Unfortunately, others don’t just joke about it privately. That page has showcased the bashing of a local Sonic carhop’s service, disparaged local restaurant owners for their food, chastised Casey’s employees, displayed pictures of teenagers acting unruly in a local park, disparaged a local daycare provider and publicly denigrated homeowners for not properly edging their lawns. Some of the comments border on libel. While here may be a place for reviewing a local restaurant or telling a misbehaving teenager they are out of line, a public Facebook page isn’t that place, especially when many of the page’s regulars hope to attract new residents and businesses to this community.
It’s so very tacky.
It’s one thing to have a discussion with your own friends, but to have it in a public place where your rude comments are likely to reach and offend the other party or worse, their family and friends, is disgraceful.
It appears that the page’s original creators are attempting to clean it up by limiting negative comments about private individuals. It’s a start, but the damage may have already been done. What a shame.

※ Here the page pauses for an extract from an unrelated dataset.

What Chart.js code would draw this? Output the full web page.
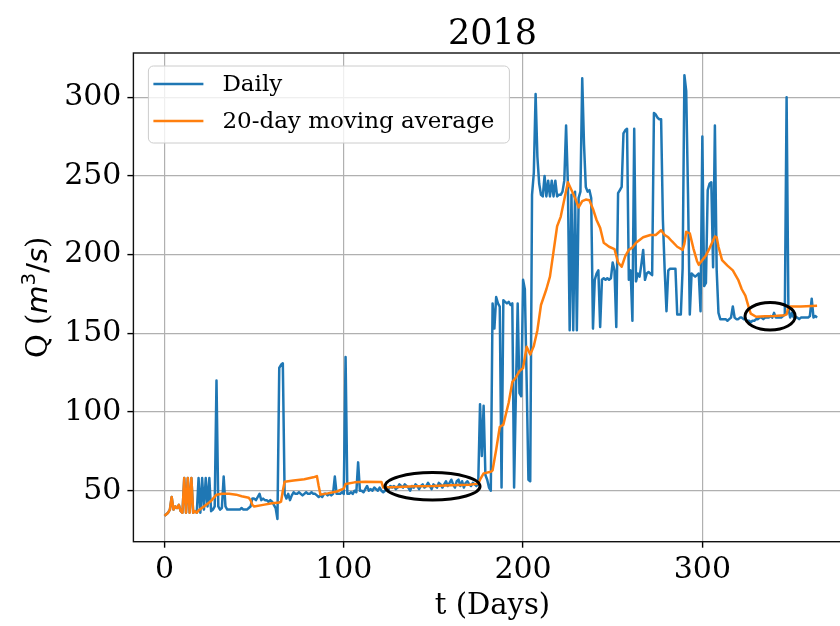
<!DOCTYPE html>
<html>
<head>
<meta charset="utf-8">
<title>Discharge 2018</title>
<script src="https://cdn.jsdelivr.net/npm/chart.js@4.4.1/dist/chart.umd.min.js"></script>
<style>
  html, body { margin: 0; padding: 0; background: #fff; overflow: hidden; }
  #wrap { width: 840px; height: 626px; overflow: hidden; }
</style>
</head>
<body>
<div id="wrap"><canvas id="flow" width="860" height="626"></canvas></div>
<script>
const yearTitle = "2018";
const xTicks = [0, 100, 200, 300];
const yTicks = [50, 100, 150, 200, 250, 300];

// daily discharge Q (m3/s), one value per day from t = 0
const dailyQ = [
  34, 35, 36, 38, 46, 38, 40, 39, 41, 37,
  36, 58, 36, 58, 36, 58, 36, 37, 36, 58,
  36, 58, 38, 58, 40, 58, 37, 38, 40, 120,
  40, 38, 39, 59, 40, 38, 38, 38, 38, 38,
  38, 38, 38, 39, 38, 38, 38, 39, 40, 45,
  45, 44, 46, 48, 44, 45, 44, 44, 43, 44,
  43, 41, 39, 32, 128, 130, 131, 48, 45, 48,
  44, 47, 49, 48, 48, 49, 48, 47, 48, 49,
  48, 48, 49, 48, 48, 47, 46, 47, 46, 48,
  48, 47, 48, 47, 48, 59, 48, 48, 48, 49,
  48, 135, 48, 48, 49, 48, 50, 49, 68, 50,
  50, 49, 51, 53, 50, 51, 50, 52, 51, 50,
  52, 50, 49, 50, 52, 51, 53, 52, 53, 51,
  52, 54, 53, 52, 54, 53, 52, 50, 53, 52,
  54, 53, 51, 53, 54, 52, 53, 55, 53, 51,
  54, 53, 52, 55, 54, 52, 54, 56, 53, 55,
  57, 54, 52, 56, 57, 53, 56, 52, 55, 56,
  54, 53, 55, 54, 53, 55, 105, 72, 104, 60,
  57, 52, 50, 169, 153, 173, 169, 167, 52, 171,
  170, 169, 170, 168, 169, 52, 112, 169, 112, 110,
  184, 178, 120, 57, 56, 238, 252, 302, 262, 245,
  238, 237, 250, 237, 247, 237, 247, 237, 247, 237,
  238, 238, 240, 247, 282, 245, 152, 238, 152, 240,
  152, 236, 240, 312, 270, 243, 240, 241, 236, 153,
  184, 188, 190, 154, 184, 185, 184, 185, 184, 185,
  195, 190, 154, 239, 241, 243, 277, 279, 280, 184,
  190, 158, 280, 183, 188, 186, 194, 203, 184, 188,
  189, 188, 187, 290, 289, 287, 286, 286, 222, 190,
  164, 190, 191, 191, 191, 191, 162, 162, 162, 191,
  314, 304, 239, 162, 188, 187, 186, 187, 188, 164,
  275, 180, 182, 241, 245, 246, 192, 282, 190, 163,
  159, 159, 159, 159, 158, 159, 160, 167, 160, 159,
  159, 160, 160, 159, 159, 158, 158, 157, 158, 158,
  159, 159, 160, 160, 159, 160, 160, 160, 161, 160,
  163, 160, 160, 160, 160, 161, 162, 300, 166, 160,
  163, 160, 160, 160, 159, 160, 160, 160, 160, 160,
  161, 172, 160, 161, 160
];

// 20-day moving average, as (t, Q) pairs
const avgDay = [
  0, 1, 2, 3, 4, 5, 6, 7, 8, 9, 10, 11, 12, 13, 14, 15, 16, 17, 18,
  19, 22, 26, 29, 32, 36, 40, 43, 47, 48, 49, 50, 55, 60, 64, 65, 66, 67,
  72, 78, 83, 85, 86, 87, 91, 96, 100, 101, 106, 112, 121, 122, 130, 140,
  150, 160, 170, 175, 176, 178, 182, 183, 185, 187, 189, 192, 194, 196,
  198, 200, 202, 204, 206, 208, 210, 213, 215, 217, 219, 221, 223, 225,
  227, 229, 231, 233, 235, 237, 239, 241, 243, 245, 248, 251, 253, 255,
  257, 259, 261, 263, 267, 271, 274, 277, 279, 281, 283, 286, 289, 290,
  291, 293, 295, 297, 298, 300, 302, 304, 307, 308, 309, 311, 314, 317,
  320, 322, 324, 326, 327, 330, 335, 340, 346, 347, 348, 355, 364
];
const avgQ = [
  34, 35, 36, 38, 46, 38, 40, 39, 41, 37, 36, 58, 36, 58, 36, 58, 36, 37, 36,
  37.5, 40, 43.5, 47.5, 48, 48, 47.5, 46.5, 45.5, 44, 41, 40, 41, 42, 42.5, 43, 50, 55.7,
  56.5, 57.3, 58.5, 59.3, 53, 47.5, 48.3, 49.5, 51.3, 54.3, 55.3, 55.7, 55.6, 52, 52.3, 52.8,
  53, 53.5, 53.8, 54.5, 57, 61, 62, 63, 76, 90.5, 92, 106, 119, 122,
  126, 128, 141.5, 136.5, 142, 152, 168, 178, 186, 202, 218, 224, 235, 246,
  241, 236, 230, 234, 235, 234.5, 229, 222, 217, 207.5, 205, 203.5, 195, 192.3,
  199, 203, 204.5, 207.5, 211, 212.5, 212.5, 215.5, 212.5, 211, 208.5, 205, 203, 207,
  214.5, 213.5, 204, 196, 193.5, 196.5, 199.5, 204, 211.5, 211, 205, 196.5, 193, 190,
  184, 178, 174, 166, 162.5, 160.5, 160.8, 161, 161.5, 162, 167, 167, 167.5
];

// circled stretches: centre (t, Q) and full extent in data units
const circledDay = [149.5, 337.8];
const circledQ = [52.8, 160.8];
const circledSpanDays = [53, 28];
const circledSpanQ = [17.4, 17.4];

const serif = "'DejaVu Serif', 'Liberation Serif', serif";
const sans = "'DejaVu Sans', sans-serif";
const gridColor = "#b0b0b0";

// frame, circles, legend and all the titles are painted on top of the lines
const overlay = {
  id: "overlay",
  afterDatasetsDraw(chart) {
    const { ctx, chartArea: a, scales } = chart;
    const xs = scales.x, ys = scales.y;
    ctx.save();

    ctx.strokeStyle = "#000";
    ctx.lineWidth = 3;
    circledDay.forEach((t, i) => {
      const cx = xs.getPixelForValue(t);
      const cy = ys.getPixelForValue(circledQ[i]);
      const rx = Math.abs(xs.getPixelForValue(t + circledSpanDays[i] / 2) - cx);
      const ry = Math.abs(ys.getPixelForValue(circledQ[i] + circledSpanQ[i] / 2) - cy);
      ctx.beginPath();
      ctx.ellipse(cx, cy, rx, ry, 0, 0, 2 * Math.PI);
      ctx.stroke();
    });

    ctx.lineWidth = 1.4;
    ctx.strokeStyle = "#111";
    ctx.strokeRect(a.left, a.top, a.right - a.left, a.bottom - a.top);

    // legend box
    const lx = a.left + 15, ly = a.top + 13, lw = 361, lh = 77;
    ctx.beginPath();
    ctx.roundRect(lx, ly, lw, lh, 5);
    ctx.fillStyle = "rgba(255,255,255,0.8)";
    ctx.fill();
    ctx.lineWidth = 1;
    ctx.strokeStyle = "#cccccc";
    ctx.stroke();
    ctx.font = "23px " + serif;
    ctx.textBaseline = "middle";
    ctx.textAlign = "left";
    chart.data.datasets.forEach((ds, i) => {
      const ry = ly + 18 + i * 37;
      ctx.strokeStyle = ds.borderColor;
      ctx.lineWidth = 2.5;
      ctx.beginPath();
      ctx.moveTo(lx + 5, ry);
      ctx.lineTo(lx + 55, ry);
      ctx.stroke();
      ctx.fillStyle = "#000";
      ctx.fillText(ds.label, lx + 74, ry + 1);
    });

    const midX = (a.left + a.right) / 2;
    ctx.fillStyle = "#000";
    ctx.textBaseline = "alphabetic";
    ctx.textAlign = "center";
    ctx.font = "35px " + serif;
    ctx.fillText(yearTitle, midX, 44);
    ctx.font = "29px " + serif;
    ctx.fillText("t (Days)", midX, 614);

    // Q (m^3/s) with the unit set like mathtext
    const parts = [
      { s: "Q (", f: "29px " + serif, dy: 0 },
      { s: "m", f: "italic 29px " + sans, dy: 0 },
      { s: "3", f: "20px " + sans, dy: -12 },
      { s: "/", f: "29px " + sans, dy: 0 },
      { s: "s", f: "italic 29px " + sans, dy: 0 },
      { s: ")", f: "29px " + serif, dy: 0 }
    ];
    let total = 0;
    parts.forEach(p => { ctx.font = p.f; p.w = ctx.measureText(p.s).width; total += p.w; });
    ctx.translate(47, (a.top + a.bottom) / 2);
    ctx.rotate(-Math.PI / 2);
    ctx.textAlign = "left";
    let px = -total / 2;
    parts.forEach(p => {
      ctx.font = p.f;
      ctx.fillText(p.s, px, p.dy);
      px += p.w;
    });
    ctx.restore();
  }
};

const tickFont = { family: serif, size: 30 };

new Chart(document.getElementById("flow"), {
  type: "line",
  data: {
    datasets: [
      {
        label: "Daily",
        data: dailyQ.map((q, t) => ({ x: t, y: q })),
        borderColor: "#1f77b4",
        borderWidth: 2.5,
        order: 1
      },
      {
        label: "20-day moving average",
        data: avgDay.map((t, i) => ({ x: t, y: avgQ[i] })),
        borderColor: "#ff7f0e",
        borderWidth: 2.5,
        order: 0
      }
    ]
  },
  options: {
    responsive: false,
    animation: false,
    devicePixelRatio: 1,
    layout: { padding: { top: 53, right: 8.5, left: 0, bottom: 0 } },
    elements: {
      point: { radius: 0 },
      line: { tension: 0, borderJoinStyle: "round", fill: false }
    },
    plugins: {
      legend: { display: false },
      tooltip: { enabled: false },
      title: { display: false }
    },
    scales: {
      x: {
        type: "linear",
        min: -17.35,
        max: 383.2,
        afterFit: s => { s.height = 84.3; },
        afterBuildTicks: s => { s.ticks = xTicks.map(v => ({ value: v })); },
        grid: { color: gridColor, lineWidth: 1.2, tickLength: 6, tickColor: "#000", tickWidth: 1.4 },
        border: { display: false },
        ticks: { font: tickFont, color: "#000", padding: 5, maxRotation: 0, autoSkip: false }
      },
      y: {
        type: "linear",
        min: 17.6,
        max: 328.1,
        afterFit: s => { s.width = 133.4; },
        afterBuildTicks: s => { s.ticks = yTicks.map(v => ({ value: v })); },
        grid: { color: gridColor, lineWidth: 1.2, tickLength: 6, tickColor: "#000", tickWidth: 1.4 },
        border: { display: false },
        ticks: { font: tickFont, color: "#000", padding: 6 }
      }
    }
  },
  plugins: [overlay]
});
</script>
</body>
</html>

When posters on the page attempt to go the other way, by, for example, organizing food drives for the food pantry or a benefit for someone in need, it turns into a page of self-aggrandizing. I was always taught that when giving to the needy, do so in a way that the left hand doesn’t know what the right is doing. Hat tip, Matthew 6:3.
I don’t blame Facebook or the page’s creators. Sadly, a lot of the comments reflect the lack of civility in a culture that glorifies snarky humor, rude behavior and narcissism.
I don’t begrudge anyone wanting to know what’s going on in town or asking questions about how things work. But I do begrudge the people who are publicly making this town look like a bunch of bullies on an elementary school playground.
Next week, the Facebook group will gather for its first annual picnic. It’s easy to dash off a sarcastic comment at arm’s length from a keyboard, but more difficult when you realize that Facebook contributor is a fast food worker, business owner, clerk or neighbor.
Social media is an important part of our culture, but so is civility.